I am tired this morning. Tired of being tired. Tired of being pregnant. Tired of stubborn attitudes and concrete opinions. Tired of work. Tired of having to do it all myself. Tired of sore backs and side pains and a BIG BUTT. Even tired of diaryland too. I think after the baby is born, I will update with a birth story, and then take a little hiatus. There is just too much closed mindedness going on lately around here. Too many experts.
This weekend was not such a good one. I was hormonal and moody and kind of mean to Dave.
It was good to have Friday off, we managed to get our cars registered without having to wait in any major lines. We got the grocery shopping done, I got a nap, we went to dinner at this new place downtown called the Roasted Artichoke, featuring mainly - dishes with Artichoke. I had never even had an artichoke before, but Dave showed me the light and we had some REALLY good food. Mmmmm, artichokes are GOOD! I don't think the restaurant will last too long in this area though... that kind of creative cuisine often doesn't fly very much with the locals. Too bad.
Saturday I got some bad directions to the bridal shower for Kinney. It took a half hour of driving around in unknown territory and cursing under my breath (or not so much so)before I found the place. As usual, I didn't know a single person there besides Kinney - and I am not too fond of those situations, but she looked beautiful, and it was great to see her so happy and in love and give her a big hug.
The wedding dinner is Friday, the wedding and reception on Saturday. I am so glad that I get to share this all with her this time around!
Saturday night, Dave was going to go out with his best buddy L* since he is leaving for AZ this week. I was grumpy that I hadn't seen Dave all day and then wasn't going to see him all night. Turns out L* got tickets to the Jazz game at the last minute so Dave did come home but ended up watching the game upstairs with his Dad anyway. Probably a good idea considering just how grumpy I was.
Sunday, I did nothing but stay in bed and read. My back was killing me every time I tried to sit up for any length of time, and generally, just didn't feel very good.

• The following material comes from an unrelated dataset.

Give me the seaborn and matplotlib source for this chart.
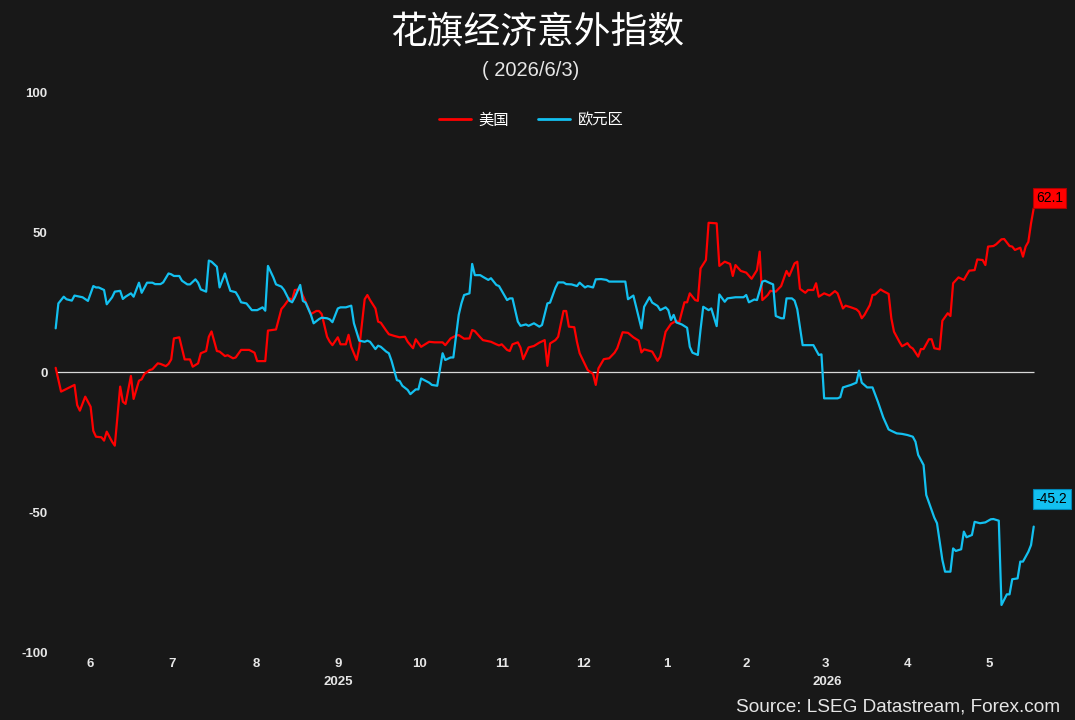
import matplotlib
matplotlib.use("Agg")
import matplotlib.pyplot as plt
import matplotlib.transforms as mtransforms
import numpy as np
import pandas as pd
import seaborn as sns

# ---------------- data ----------------
start_date = "2025-06-02"          # day 0 of the series
title_text = "花旗经济意外指数"
subtitle_text = "( 2026/6/3)"
source_text = "Source: LSEG Datastream, Forex.com"
series_names = ["美国", "欧元区"]
last_labels = [62.1, -45.2]
month_labels = ["6", "7", "8", "9", "10", "11", "12", "1", "2", "3", "4", "5"]
month_starts = ["2025-06-01", "2025-07-01", "2025-08-01", "2025-09-01", "2025-10-01",
                "2025-11-01", "2025-12-01", "2026-01-01", "2026-02-01", "2026-03-01",
                "2026-04-01", "2026-05-01", "2026-06-01"]
year_labels = ["2025", "2026"]
year_label_dates = ["2025-09-15", "2026-03-16"]
y_ticks = [-100, -50, 0, 50, 100]

us_days = [0, 2, 7, 8, 9, 11, 13, 14, 15, 17,
           18, 19, 21, 22, 24, 25, 26, 28, 29, 31,
           32, 33, 35, 36, 38, 39, 41, 42, 43, 44,
           46, 47, 48, 50, 51, 53, 54, 56, 57, 58,
           60, 61, 63, 64, 66, 67, 69, 72, 74, 75,
           78, 79, 82, 84, 85, 87, 88, 89, 91, 93,
           95, 97, 98, 99, 101, 102, 103, 105, 106, 108,
           109, 110, 112, 113, 115, 116, 117, 119, 120, 121,
           123, 124, 126, 128, 130, 131, 133, 134, 136, 137,
           139, 141, 144, 145, 147, 149, 150, 152, 154, 155,
           156, 158, 159, 162, 164, 165, 166, 168, 169, 170,
           172, 173, 174, 176, 178, 180, 182, 183, 184, 186,
           187, 189, 190, 191, 193, 194, 195, 197, 198, 200,
           201, 202, 204, 206, 208, 209, 211, 213, 215, 217,
           218, 219, 222, 224, 225, 227, 229, 231, 232, 234,
           235, 236, 238, 239, 240, 242, 243, 246, 247, 249,
           251, 252, 253, 255, 257, 259, 261, 262, 263, 265,
           266, 268, 270, 272, 273, 275, 276, 277, 279, 280,
           282, 283, 284, 286, 288, 290, 291, 293, 294, 296,
           298, 299, 300, 301, 303, 304, 305, 307, 308, 310,
           311, 312, 314, 315, 317, 318, 319, 321, 322, 323,
           325, 326, 327, 329, 330, 332, 333, 334, 336, 338,
           339, 340, 342, 343, 345, 346, 347, 349, 350, 352,
           353, 355, 356, 357, 359, 360, 361, 362, 363, 364]
us_vals = [1.5, -7.0, -4.6, -11.8, -13.8, -8.8, -12.4, -21.0, -23.1, -23.3,
           -24.5, -21.3, -24.9, -26.3, -5.2, -10.6, -11.4, -1.4, -9.6, -3.1,
           -2.6, -0.7, 0.7, 1.0, 3.1, 2.9, 2.1, 2.9, 4.5, 12.0,
           12.4, 8.5, 4.5, 4.5, 1.9, 3.1, 6.7, 7.5, 12.6, 14.5,
           7.5, 7.3, 5.7, 6.0, 4.9, 5.2, 7.9, 7.9, 6.9, 3.9,
           3.9, 14.8, 15.2, 22.5, 23.6, 26.3, 25.7, 29.3, 29.5, 25.1,
           20.7, 21.8, 21.8, 20.7, 12.6, 10.8, 9.6, 12.4, 9.9, 9.9,
           13.3, 9.0, 4.3, 8.8, 26.0, 27.5, 25.7, 22.7, 18.0, 17.6,
           14.8, 13.5, 12.9, 12.4, 12.6, 10.8, 8.5, 11.7, 9.0, 9.6,
           10.8, 10.6, 10.6, 9.6, 12.0, 13.0, 13.2, 11.9, 12.0, 15.0,
           14.6, 12.4, 11.4, 10.8, 9.9, 9.5, 9.9, 7.9, 7.5, 9.9,
           10.6, 8.7, 4.6, 8.8, 9.3, 10.5, 11.4, 2.2, 10.2, 11.4,
           12.6, 21.8, 21.8, 16.2, 16.0, 10.8, 6.7, 2.7, 0.7, -0.7,
           -4.6, 1.3, 4.6, 4.9, 6.9, 8.5, 14.2, 14.0, 12.4, 11.2,
           7.0, 8.1, 7.3, 4.0, 5.5, 14.4, 17.2, 18.3, 17.6, 24.9,
           24.9, 28.1, 25.7, 25.4, 37.0, 40.0, 53.3, 53.1, 37.9, 39.4,
           38.6, 34.3, 38.2, 36.1, 35.5, 33.3, 36.4, 43.0, 25.7, 27.5,
           29.0, 28.7, 30.7, 36.1, 34.3, 38.8, 39.4, 29.7, 28.3, 29.3,
           29.3, 31.7, 26.9, 28.1, 27.3, 28.9, 28.1, 22.7, 23.7, 23.1,
           22.4, 21.5, 19.2, 20.4, 23.9, 27.5, 27.7, 29.5, 28.9, 27.9,
           19.2, 14.4, 10.8, 9.2, 10.3, 9.0, 8.4, 5.5, 8.2, 8.2,
           11.7, 11.7, 8.5, 8.1, 18.3, 21.0, 20.0, 31.7, 33.8, 32.9,
           34.6, 36.2, 36.4, 40.2, 40.0, 38.2, 44.8, 45.0, 45.6, 47.4,
           47.5, 45.0, 44.8, 43.6, 44.4, 41.2, 44.8, 46.5, 53.1, 58.5]

ez_days = [0, 1, 3, 4, 6, 7, 9, 10, 12, 14,
           15, 16, 18, 19, 21, 22, 24, 25, 26, 28,
           29, 31, 32, 34, 36, 37, 39, 40, 42, 43,
           44, 46, 47, 49, 50, 52, 53, 54, 56, 57,
           58, 60, 61, 63, 64, 65, 67, 68, 69, 71,
           73, 75, 77, 78, 79, 81, 82, 84, 85, 87,
           88, 89, 91, 92, 93, 95, 96, 98, 99, 101,
           102, 103, 105, 106, 108, 110, 111, 113, 115, 116,
           117, 119, 120, 121, 123, 124, 125, 127, 128, 129,
           131, 132, 134, 135, 136, 139, 140, 142, 144, 145,
           147, 148, 150, 151, 152, 154, 155, 156, 158, 159,
           161, 162, 164, 165, 168, 169, 170, 172, 173, 175,
           176, 178, 180, 181, 183, 184, 186, 187, 189, 190,
           192, 194, 195, 197, 198, 200, 201, 203, 205, 206,
           212, 213, 215, 218, 219, 221, 222, 224, 225, 227,
           228, 229, 230, 231, 233, 235, 236, 237, 239, 240,
           241, 243, 244, 246, 247, 249, 250, 253, 256, 257,
           258, 260, 261, 263, 264, 266, 267, 268, 270, 271,
           272, 274, 275, 276, 278, 282, 284, 285, 286, 291,
           292, 293, 296, 298, 299, 300, 302, 304, 306, 308,
           310, 311, 313, 315, 317, 319, 320, 321, 323, 324,
           326, 327, 328, 330, 331, 333, 334, 335, 337, 338,
           339, 341, 342, 344, 346, 348, 349, 351, 352, 354,
           355, 356, 358, 359, 360, 362, 363, 364]
ez_vals = [15.6, 24.5, 26.9, 26.0, 25.5, 27.3, 26.9, 26.7, 25.4, 30.7,
           30.2, 30.2, 29.3, 24.2, 26.7, 28.7, 29.0, 26.1, 26.9, 28.1,
           26.9, 31.9, 28.3, 31.9, 31.9, 31.4, 31.4, 32.0, 35.2, 34.9,
           34.3, 34.3, 32.6, 31.3, 31.3, 33.1, 31.9, 29.5, 28.7, 39.8,
           39.4, 37.6, 30.2, 35.2, 31.9, 29.0, 28.5, 26.9, 24.9, 24.5,
           22.1, 22.1, 23.1, 21.9, 37.9, 33.8, 31.3, 30.5, 29.3, 25.5,
           24.9, 26.7, 31.1, 25.4, 24.8, 20.4, 17.4, 18.9, 19.4, 19.2,
           18.8, 17.8, 22.7, 23.1, 23.1, 23.7, 17.4, 11.2, 10.8, 11.2,
           10.8, 8.2, 9.4, 9.0, 7.3, 6.7, 4.0, -2.9, -3.2, -4.9,
           -6.4, -7.9, -6.2, -6.2, -2.3, -3.8, -4.6, -4.9, 6.7, 4.3,
           5.2, 5.2, 20.4, 24.5, 27.5, 28.1, 38.6, 34.6, 34.6, 34.0,
           32.9, 33.5, 31.1, 30.7, 25.7, 26.3, 26.3, 18.0, 16.5, 17.0,
           16.5, 17.4, 16.2, 16.8, 24.5, 24.8, 30.1, 32.0, 32.0, 31.4,
           31.3, 30.7, 31.9, 30.2, 30.7, 30.2, 33.1, 33.2, 32.9, 32.3,
           32.3, 26.0, 27.3, 15.6, 23.3, 26.7, 24.8, 23.6, 22.1, 23.1,
           22.1, 18.6, 20.4, 17.7, 17.0, 15.8, 9.0, 6.9, 6.1, 15.2,
           23.3, 22.1, 22.7, 16.4, 27.7, 25.1, 26.3, 26.7, 26.7, 27.5,
           24.9, 25.9, 25.7, 32.3, 32.6, 31.7, 31.3, 20.0, 19.2, 19.2,
           26.3, 26.3, 25.5, 22.4, 9.6, 9.6, 6.1, 6.3, -9.4, -9.4,
           -9.0, -5.5, -4.6, -3.8, 0.5, -3.8, -5.5, -5.5, -10.6, -16.2,
           -20.5, -21.0, -21.9, -22.1, -22.5, -23.1, -24.9, -29.6, -33.2, -43.9,
           -49.3, -52.0, -54.0, -67.1, -71.3, -71.3, -63.0, -63.9, -63.3, -57.0,
           -59.0, -58.2, -53.5, -54.0, -53.7, -52.6, -52.5, -53.1, -83.2, -79.4,
           -79.4, -74.0, -73.7, -67.7, -67.7, -64.2, -61.8, -55.2]

# ---------------- styling ----------------
BG = "#181818"
RED = "#ff0000"
CYAN = "#13c0f0"
TXT = "#e6e6e6"
CJK = ["Noto Sans CJK SC", "DejaVu Sans"]
LAT = ["Liberation Sans", "DejaVu Sans"]

sns.set_theme(style="dark")
plt.rcParams["font.family"] = LAT
plt.rcParams["axes.unicode_minus"] = False

t0 = pd.Timestamp(start_date)
df = pd.concat([
    pd.DataFrame({"date": t0 + pd.to_timedelta(us_days, unit="D"), "value": us_vals, "series": series_names[0]}),
    pd.DataFrame({"date": t0 + pd.to_timedelta(ez_days, unit="D"), "value": ez_vals, "series": series_names[1]}),
], ignore_index=True)
palette = {series_names[0]: RED, series_names[1]: CYAN}

fig = plt.figure(figsize=(10.75, 7.2), dpi=100, facecolor=BG)
ax = fig.add_axes([0.0468, 0.0944, 0.9223, 0.7778])
ax.set_facecolor(BG)

# zero line across the data range
ax.hlines(0, df["date"].min(), df["date"].max(), color="#d8d8d8", lw=0.9, zorder=1)

sns.lineplot(data=df, x="date", y="value", hue="series", palette=palette,
             hue_order=series_names, estimator=None, sort=False, linewidth=1.6,
             ax=ax, zorder=3)

ax.set_xlim(t0 - pd.Timedelta(days=2), t0 + pd.Timedelta(days=367))
ax.set_ylim(min(y_ticks), max(y_ticks))
ax.set_xlabel("")
ax.set_ylabel("")
for s in ax.spines.values():
    s.set_visible(False)
ax.grid(False)

TICK_FS = 9.5
ax.set_yticks(y_ticks)
ax.set_yticklabels([str(v) for v in y_ticks], fontsize=TICK_FS, fontweight="bold", color=TXT)
ax.tick_params(axis="y", length=0, pad=2)

ms = pd.to_datetime(month_starts)
mids = [ms[i] + (ms[i + 1] - ms[i]) / 2 - pd.Timedelta(days=1) for i in range(len(ms) - 1)]
ax.set_xticks(mids)
ax.set_xticklabels(month_labels, fontsize=TICK_FS, fontweight="bold", color=TXT)
ax.tick_params(axis="x", length=0, pad=4)

ytrans = mtransforms.blended_transform_factory(ax.transData, fig.transFigure)
for lab, d in zip(year_labels, year_label_dates):
    ax.text(pd.Timestamp(d), 1 - 682 / 720, lab, transform=ytrans, ha="center", va="center",
            fontsize=TICK_FS, fontweight="bold", color=TXT)

# legend
handles, labels = ax.get_legend_handles_labels()
ax.legend(handles, labels, loc="center", bbox_to_anchor=(0.494, 1 - 120 / 720),
          bbox_transform=fig.transFigure, ncol=2, frameon=False,
          prop={"family": CJK, "size": 11}, labelcolor="white",
          handlelength=2.1, handletextpad=0.5, columnspacing=1.9)
for h in ax.get_legend().get_lines():
    h.set_linewidth(2)

# end-value labels
ends = [(df[df.series == n]["date"].iloc[-1], v, c, e)
        for n, v, c, e in zip(series_names, last_labels, [RED, CYAN], ["#b00000", "#0088b8"])]
for d, v, c, e in ends:
    ax.annotate(f"{v:.1f}", xy=(d, v), xytext=(1.5, 0), textcoords="offset points",
                ha="left", va="center", fontsize=10, color="#000000",
                bbox=dict(boxstyle="square,pad=0.22", fc=c, ec=e, lw=0.8),
                annotation_clip=False, zorder=5)

# titles and source
fig.text(0.4995, 1 - 32 / 720, title_text, ha="center", va="center",
         fontsize=26.5, color="white", family=CJK)
fig.text(0.494, 1 - 71 / 720, subtitle_text, ha="center", va="center",
         fontsize=14.5, color=TXT)
fig.text(1060 / 1075, 1 - 707 / 720, source_text, ha="right", va="center",
         fontsize=13.7, color=TXT)

fig.savefig("out.png", dpi=100, facecolor=BG)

I don't today either but I have to be here so I am here.
I don't know what it is with me lately. I just feel so down and depressed and can't seem to control it or shake it. I am not sure whether this is hormonal, or just me being tired of feeling like a big bucket of poop all the time.

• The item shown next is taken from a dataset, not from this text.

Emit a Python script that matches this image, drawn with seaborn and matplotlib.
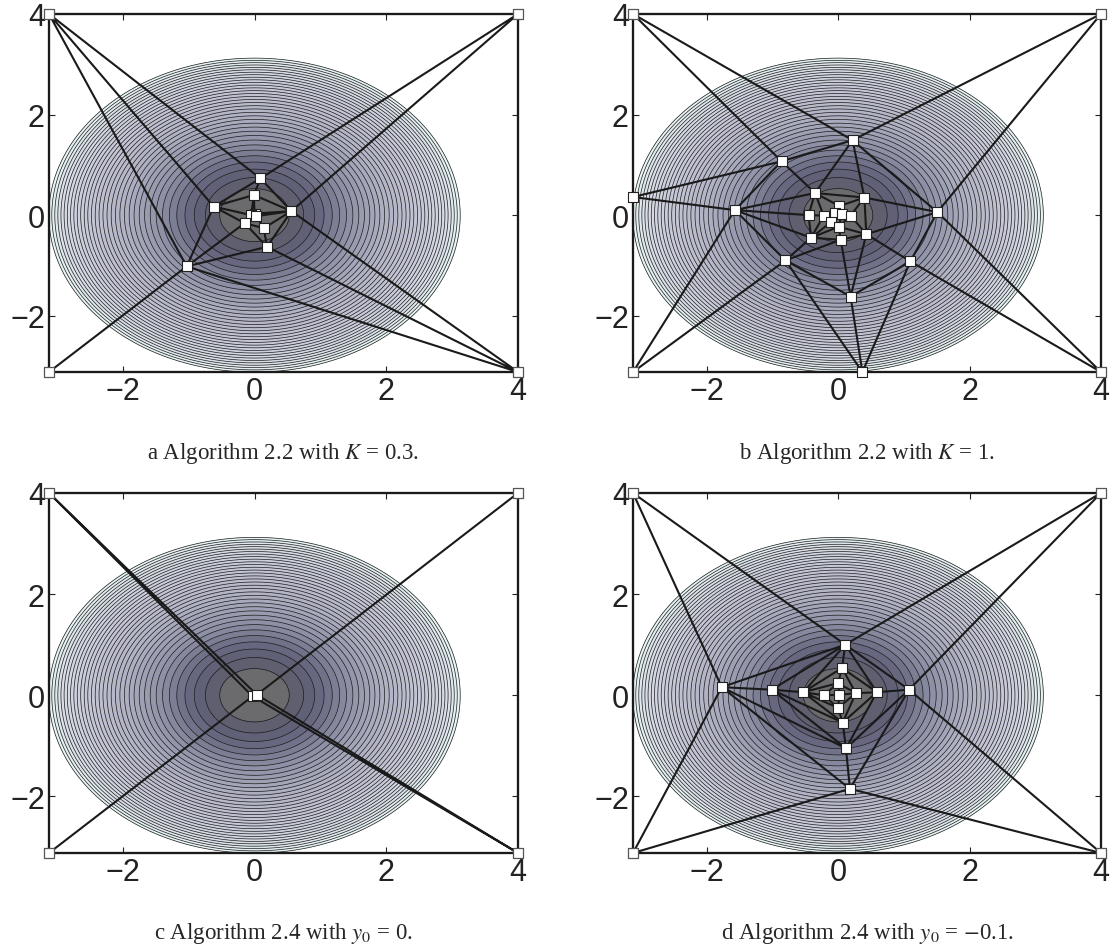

To tell the truth, at this point, I donít have much fear about labor - it will mean the END of pregnancy and the beginning of motherhood and no amount of pain will be able to staunch my excitement at starting this new chapter. The only thing that might hamper that will be if I have to have a C-Section. After experiencing that kind of pain and recovery (or lack of) after my surgery, that is the ONE thing I am really dreading.
8 more weeks (54 days) left until my due date. 25 more days of work. I need to get this chin up somehow or another.